Director of the Pan American Health Organization, PAHO, Dr. Carissa Etienne has singled out Jamaica as one of six countries in Latin America and the Caribbean that’s yet to vaccinate 20 percent of its population.
Her comments come amid concerns of vaccine hesitancy across the region.
Both the World Health Organization and PAHO outlined a target of 40 percent vaccination for Latin America and the Caribbean countries by December. But so far, just over 11 percent of Jamaicans have been fully vaccinated.
The PAHO Director said that supply delays have affected the program in Jamaica.

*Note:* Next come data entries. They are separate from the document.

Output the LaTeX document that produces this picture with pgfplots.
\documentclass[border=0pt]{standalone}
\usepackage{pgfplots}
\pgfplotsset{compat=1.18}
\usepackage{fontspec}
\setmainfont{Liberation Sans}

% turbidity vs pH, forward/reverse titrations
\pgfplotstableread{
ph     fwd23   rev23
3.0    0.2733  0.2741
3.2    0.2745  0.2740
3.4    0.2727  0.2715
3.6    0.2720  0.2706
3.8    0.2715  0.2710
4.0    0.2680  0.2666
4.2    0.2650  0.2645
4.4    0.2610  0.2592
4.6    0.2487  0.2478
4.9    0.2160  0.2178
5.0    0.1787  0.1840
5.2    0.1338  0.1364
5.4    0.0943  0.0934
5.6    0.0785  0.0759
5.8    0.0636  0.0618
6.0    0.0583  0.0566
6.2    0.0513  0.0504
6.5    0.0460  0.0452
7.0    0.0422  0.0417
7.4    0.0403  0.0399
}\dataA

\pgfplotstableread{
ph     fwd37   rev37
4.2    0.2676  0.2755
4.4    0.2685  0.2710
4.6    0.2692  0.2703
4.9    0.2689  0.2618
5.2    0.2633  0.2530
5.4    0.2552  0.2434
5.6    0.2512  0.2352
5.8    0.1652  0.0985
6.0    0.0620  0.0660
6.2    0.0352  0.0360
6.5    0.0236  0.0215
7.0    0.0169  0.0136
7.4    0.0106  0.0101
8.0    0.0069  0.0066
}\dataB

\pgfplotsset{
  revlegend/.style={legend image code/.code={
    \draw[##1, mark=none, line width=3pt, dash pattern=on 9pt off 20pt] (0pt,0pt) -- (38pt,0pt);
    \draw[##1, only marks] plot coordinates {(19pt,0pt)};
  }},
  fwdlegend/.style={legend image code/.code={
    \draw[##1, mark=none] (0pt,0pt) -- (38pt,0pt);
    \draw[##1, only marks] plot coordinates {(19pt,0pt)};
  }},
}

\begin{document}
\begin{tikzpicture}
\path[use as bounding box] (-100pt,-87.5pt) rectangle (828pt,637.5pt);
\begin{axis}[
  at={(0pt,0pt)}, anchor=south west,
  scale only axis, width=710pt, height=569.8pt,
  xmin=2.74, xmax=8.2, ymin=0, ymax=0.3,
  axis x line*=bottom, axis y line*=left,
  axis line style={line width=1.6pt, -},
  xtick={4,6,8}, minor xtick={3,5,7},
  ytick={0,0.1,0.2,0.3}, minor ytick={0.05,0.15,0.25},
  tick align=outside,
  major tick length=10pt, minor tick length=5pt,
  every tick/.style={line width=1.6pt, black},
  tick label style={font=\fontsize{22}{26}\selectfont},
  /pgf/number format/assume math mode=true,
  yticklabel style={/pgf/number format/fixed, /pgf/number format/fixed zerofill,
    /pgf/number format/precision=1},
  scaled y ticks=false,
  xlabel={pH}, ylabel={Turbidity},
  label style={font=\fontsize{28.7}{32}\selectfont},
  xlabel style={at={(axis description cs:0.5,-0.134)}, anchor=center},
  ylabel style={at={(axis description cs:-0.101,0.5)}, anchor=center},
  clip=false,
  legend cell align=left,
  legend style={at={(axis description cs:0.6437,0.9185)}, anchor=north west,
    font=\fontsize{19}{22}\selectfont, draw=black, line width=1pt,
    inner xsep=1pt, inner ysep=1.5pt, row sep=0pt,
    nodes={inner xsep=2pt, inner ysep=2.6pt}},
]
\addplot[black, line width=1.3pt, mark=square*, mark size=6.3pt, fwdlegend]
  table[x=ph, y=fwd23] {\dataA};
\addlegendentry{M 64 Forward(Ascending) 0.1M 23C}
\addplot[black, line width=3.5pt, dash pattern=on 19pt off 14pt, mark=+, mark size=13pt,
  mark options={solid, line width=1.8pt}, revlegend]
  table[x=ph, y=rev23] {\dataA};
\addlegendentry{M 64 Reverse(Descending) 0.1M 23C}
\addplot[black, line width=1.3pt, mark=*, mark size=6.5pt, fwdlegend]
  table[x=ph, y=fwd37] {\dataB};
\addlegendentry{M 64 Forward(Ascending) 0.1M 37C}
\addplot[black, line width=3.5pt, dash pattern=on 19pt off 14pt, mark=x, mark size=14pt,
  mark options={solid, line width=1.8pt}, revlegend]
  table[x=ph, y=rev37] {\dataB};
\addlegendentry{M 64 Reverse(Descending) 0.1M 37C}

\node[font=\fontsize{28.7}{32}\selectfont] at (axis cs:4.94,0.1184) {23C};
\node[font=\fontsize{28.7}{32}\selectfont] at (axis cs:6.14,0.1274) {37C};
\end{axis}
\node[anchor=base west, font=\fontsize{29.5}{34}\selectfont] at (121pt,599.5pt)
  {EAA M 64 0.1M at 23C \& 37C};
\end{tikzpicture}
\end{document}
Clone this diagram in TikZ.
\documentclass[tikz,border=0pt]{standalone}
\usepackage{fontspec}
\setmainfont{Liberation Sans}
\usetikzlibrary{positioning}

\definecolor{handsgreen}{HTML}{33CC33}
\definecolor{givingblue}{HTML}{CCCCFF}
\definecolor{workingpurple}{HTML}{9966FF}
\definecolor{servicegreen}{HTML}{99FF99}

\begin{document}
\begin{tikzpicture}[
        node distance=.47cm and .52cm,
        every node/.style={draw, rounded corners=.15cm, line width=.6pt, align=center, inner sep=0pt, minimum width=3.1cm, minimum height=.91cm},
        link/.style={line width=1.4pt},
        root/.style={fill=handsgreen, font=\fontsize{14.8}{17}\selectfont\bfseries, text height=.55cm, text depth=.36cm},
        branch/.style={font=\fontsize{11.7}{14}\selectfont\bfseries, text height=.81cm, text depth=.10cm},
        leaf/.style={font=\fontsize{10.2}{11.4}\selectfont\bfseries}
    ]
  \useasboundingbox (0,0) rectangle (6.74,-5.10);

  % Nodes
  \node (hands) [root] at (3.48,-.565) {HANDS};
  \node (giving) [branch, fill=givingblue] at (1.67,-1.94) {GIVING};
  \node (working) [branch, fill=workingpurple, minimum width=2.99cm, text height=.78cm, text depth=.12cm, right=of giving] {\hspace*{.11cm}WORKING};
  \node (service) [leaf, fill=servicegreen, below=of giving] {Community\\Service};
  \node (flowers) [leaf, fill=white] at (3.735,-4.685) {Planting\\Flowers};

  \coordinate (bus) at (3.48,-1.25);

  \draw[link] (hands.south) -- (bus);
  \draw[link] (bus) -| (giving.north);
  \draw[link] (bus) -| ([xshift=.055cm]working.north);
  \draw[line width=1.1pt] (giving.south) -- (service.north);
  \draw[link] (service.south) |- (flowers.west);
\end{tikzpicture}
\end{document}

“Today I want to spotlight those countries in our region that are lagging and that will require special attention to meet this 40% vaccination target. Six countries in our region have yet to reach 20% of their populations: These are Jamaica, St. Lucia, St. Vincent & the Grenadines, and Haiti in the Caribbean, and Guatemala and Nicaragua in Central America Across all these countries, vaccine availability due to unequal distribution of doses has been a central challenge. But many of these countries are facing their own unique barriers. In Jamaica, supply delays have gotten in the way. And across the Caribbean, vaccine hesitancy among some groups remains a problem,” Dr Etienne said in a weekly press briefing for PAHO.
Twenty countries across Latin America and the Caribbean have already passed that 40 percent target.

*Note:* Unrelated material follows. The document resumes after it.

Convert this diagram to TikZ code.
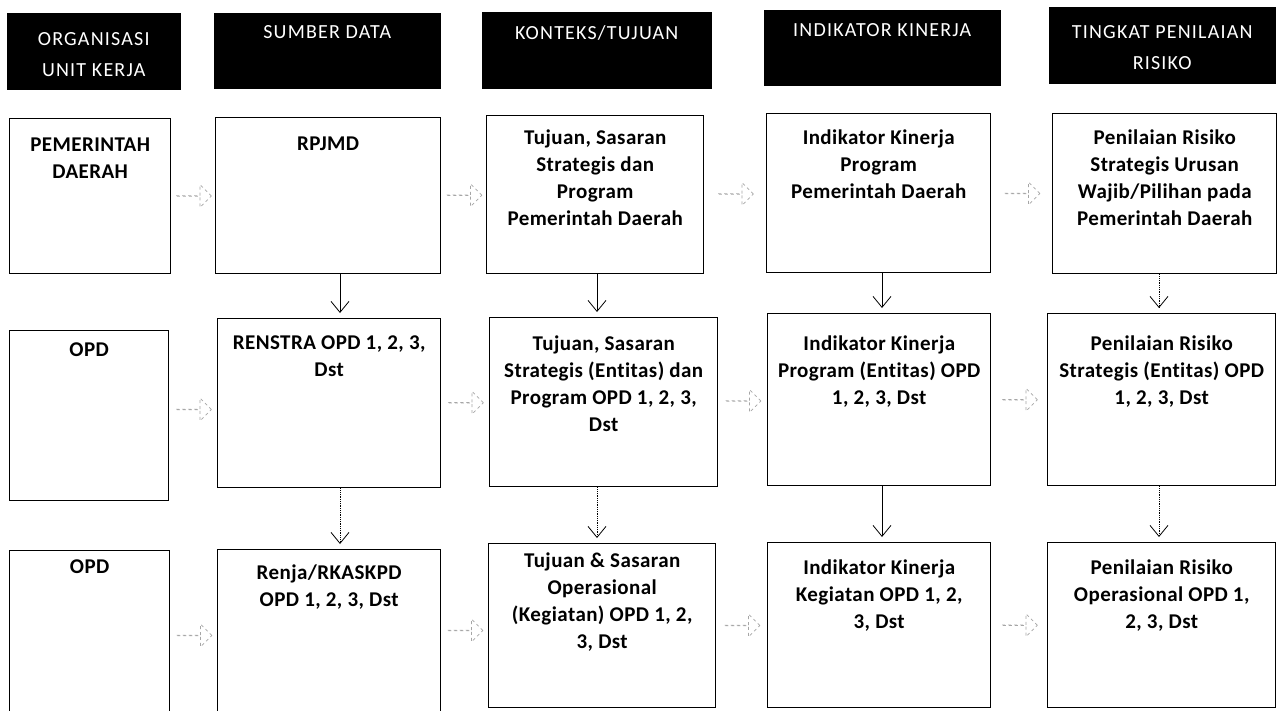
\documentclass[tikz,border=0pt]{standalone}
\usepackage{fontspec}
\setmainfont{Carlito}
\newfontfamily\hdrfont[LetterSpace=6,Ligatures=NoCommon]{Carlito}
\newfontfamily\bodyfont[LetterSpace=2,Ligatures=NoCommon]{Carlito}
\usetikzlibrary{arrows.meta,shapes.arrows,calc}
\tikzset{
  hdr/.style={draw=black, fill=black, anchor=north west, inner sep=0pt},
  hdrtxt/.style={text=white, font={\hdrfont\fontsize{20}{31}\selectfont}, align=center, anchor=north, inner sep=0pt},
  box/.style={draw=black, line width=1.4pt, fill=white, anchor=north west, inner sep=0pt},
  boxtxt/.style={font={\bodyfont\bfseries\fontsize{21}{27}\selectfont}, align=center, anchor=north, inner sep=0pt},
  varr/.style={draw=black, line width=0.8pt, -{Straight Barb[length=11pt,width=18pt]}, shorten >=5pt},
  vdot/.style={varr, densely dotted},
  harr/.style={single arrow, draw=black!35, dashed, line width=0.7pt, minimum width=22pt,
    single arrow head extend=11pt, inner sep=0pt, minimum height=36pt}
}
\begin{document}
\begin{tikzpicture}[x=1pt,y=-1pt]
\useasboundingbox[fill=white] (0,0) rectangle (1280,710);
% headers
\node[hdr, minimum width=173pt, minimum height=76pt] (h1) at (7,13) {};
\node[hdr, minimum width=226pt, minimum height=75pt] (h2) at (214,13) {};
\node[hdr, minimum width=229pt, minimum height=76pt] (h3) at (482,12) {};
\node[hdr, minimum width=236pt, minimum height=75pt] (h4) at (764,10) {};
\node[hdr, minimum width=226pt, minimum height=76pt] (h5) at (1049,7) {};
\node[hdrtxt] (ht1) at ($(h1.north)+(0,19)$) {ORGANISASI\\UNIT KERJA};
\node[hdrtxt] (ht2) at ($(h2.north)+(0,12)$) {SUMBER DATA};
\node[hdrtxt] (ht3) at ($(h3.north)+(0,13)$) {KONTEKS/TUJUAN};
\node[hdrtxt] (ht4) at ($(h4.north)+(0,13)$) {INDIKATOR KINERJA};
\node[hdrtxt] (ht5) at ($(h5.north)+(0,18)$) {TINGKAT PENILAIAN\\RISIKO};
% row 1
\node[box, minimum width=161pt, minimum height=155pt] (b11) at (9,118) {};
\node[box, minimum width=225pt, minimum height=156pt] (b12) at (215,117) {};
\node[box, minimum width=217pt, minimum height=158pt] (b13) at (486,115) {};
\node[box, minimum width=224pt, minimum height=159pt] (b14) at (766,113) {};
\node[box, minimum width=224pt, minimum height=160pt] (b15) at (1052,113) {};
% row 2
\node[box, minimum width=159pt, minimum height=170pt] (b21) at (9,330) {};
\node[box, minimum width=223pt, minimum height=169pt] (b22) at (217,318) {};
\node[box, minimum width=228pt, minimum height=169pt] (b23) at (489,317) {};
\node[box, minimum width=223pt, minimum height=172pt] (b24) at (767,313) {};
\node[box, minimum width=228pt, minimum height=172pt] (b25) at (1047,313) {};
% row 3
\node[box, minimum width=160pt, minimum height=170pt] (b31) at (9,550) {};
\node[box, minimum width=223pt, minimum height=171pt] (b32) at (217,549) {};
\node[box, minimum width=227pt, minimum height=164pt] (b33) at (488,543) {};
\node[box, minimum width=223pt, minimum height=165pt] (b34) at (767,542) {};
\node[box, minimum width=228pt, minimum height=165pt] (b35) at (1047,542) {};
% texts row 1
\node[boxtxt] (t11) at ($(b11.north)+(0,20)$) {PEMERINTAH\\DAERAH};
\node[boxtxt] (t12) at ($(b12.north)+(0,20)$) {RPJMD};
\node[boxtxt] (t13) at ($(b13.north)+(0,15)$) {Tujuan, Sasaran\\Strategis dan\\Program\\Pemerintah Daerah};
\node[boxtxt] (t14) at ($(b14.north)+(0,17)$) {Indikator Kinerja\\Program\\Pemerintah Daerah};
\node[boxtxt] (t15) at ($(b15.north)+(0,17)$) {Penilaian Risiko\\Strategis Urusan\\Wajib/Pilihan pada\\Pemerintah Daerah};
% texts row 2
\node[boxtxt] (t21) at ($(b21.north)+(0,13)$) {OPD};
\node[boxtxt] (t22) at ($(b22.north)+(0,18)$) {RENSTRA OPD 1, 2, 3,\\Dst};
\node[boxtxt] (t23) at ($(b23.north)+(0,19)$) {Tujuan, Sasaran\\Strategis (Entitas) dan\\Program OPD 1, 2, 3,\\Dst};
\node[boxtxt] (t24) at ($(b24.north)+(0,23)$) {Indikator Kinerja\\Program (Entitas) OPD\\1, 2, 3, Dst};
\node[boxtxt] (t25) at ($(b25.north)+(0,23)$) {Penilaian Risiko\\Strategis (Entitas) OPD\\1, 2, 3, Dst};
% texts row 3
\node[boxtxt] (t31) at ($(b31.north)+(0,10)$) {OPD};
\node[boxtxt] (t32) at ($(b32.north)+(0,16)$) {Renja/RKASKPD\\OPD 1, 2, 3, Dst};
\node[boxtxt] (t33) at ($(b33.north)+(0,10)$) {Tujuan \& Sasaran\\Operasional\\(Kegiatan) OPD 1, 2,\\3, Dst};
\node[boxtxt] (t34) at ($(b34.north)+(0,18)$) {Indikator Kinerja\\Kegiatan OPD 1, 2,\\3, Dst};
\node[boxtxt] (t35) at ($(b35.north)+(0,18)$) {Penilaian Risiko\\Operasional OPD 1,\\2, 3, Dst};
% vertical arrow columns
\coordinate (ax2) at (340,0);
\coordinate (ax3) at (597,0);
\coordinate (ax4) at (882,0);
\coordinate (ax5) at (1159,0);
\draw[varr] (b12.south -| ax2) -- (b22.north -| ax2);
\draw[varr] (b13.south -| ax3) -- (b23.north -| ax3);
\draw[varr] (b14.south -| ax4) -- (b24.north -| ax4);
\draw[vdot] (b15.south -| ax5) -- (b25.north -| ax5);
\draw[vdot] (b22.south -| ax2) -- (b32.north -| ax2);
\draw[vdot] (b23.south -| ax3) -- (b33.north -| ax3);
\draw[varr] (b24.south -| ax4) -- (b34.north -| ax4);
\draw[vdot] (b25.south -| ax5) -- (b35.north -| ax5);
% faint block arrows
\node[harr] (a112) at ($(b11.east)!0.5!(b12.west)$) {};
\node[harr] (a123) at ($(b12.east)!0.5!(b13.west)$) {};
\node[harr] (a134) at ($(b13.east)!0.5!(b14.west)$) {};
\node[harr] (a145) at ($(b14.east)!0.5!(b15.west)$) {};
\node[harr] (a212) at ($(b21.east)!0.5!(b22.west)$) {};
\node[harr] (a223) at ($(b22.east)!0.5!(b23.west)$) {};
\node[harr] (a234) at ($(b23.east)!0.5!(b24.west)$) {};
\node[harr] (a245) at ($(b24.east)!0.5!(b25.west)$) {};
\node[harr] (a312) at ($(b31.east)!0.5!(b32.west)$) {};
\node[harr] (a323) at ($(b32.east)!0.5!(b33.west)$) {};
\node[harr] (a334) at ($(b33.east)!0.5!(b34.west)$) {};
\node[harr] (a345) at ($(b34.east)!0.5!(b35.west)$) {};
\end{tikzpicture}
\end{document}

For the countries that are lagging, PAHO said it is working to accelerate vaccine deliveries to the region, including COVAX-procured and donated doses. Jamaica is one of the countries that will receive additional vaccine supplies in the coming weeks.
“We’re supporting Jamaica, Guatemala, and Nicaragua in finalizing preparations to receive COVAX and bilateral shipments in the coming weeks,” she said.
“In the last few days, we fast-tracked the delivery of a total of 1.3 million doses that were donated by Spain, Germany, the United States of America, and Canada. These vaccines are being used to boost coverage in Honduras, Guyana, Argentina, and Jamaica.”
As more vaccines become available, Dr. Etienne has urged Caribbean leaders to implement vaccination policies that fit the needs of their population.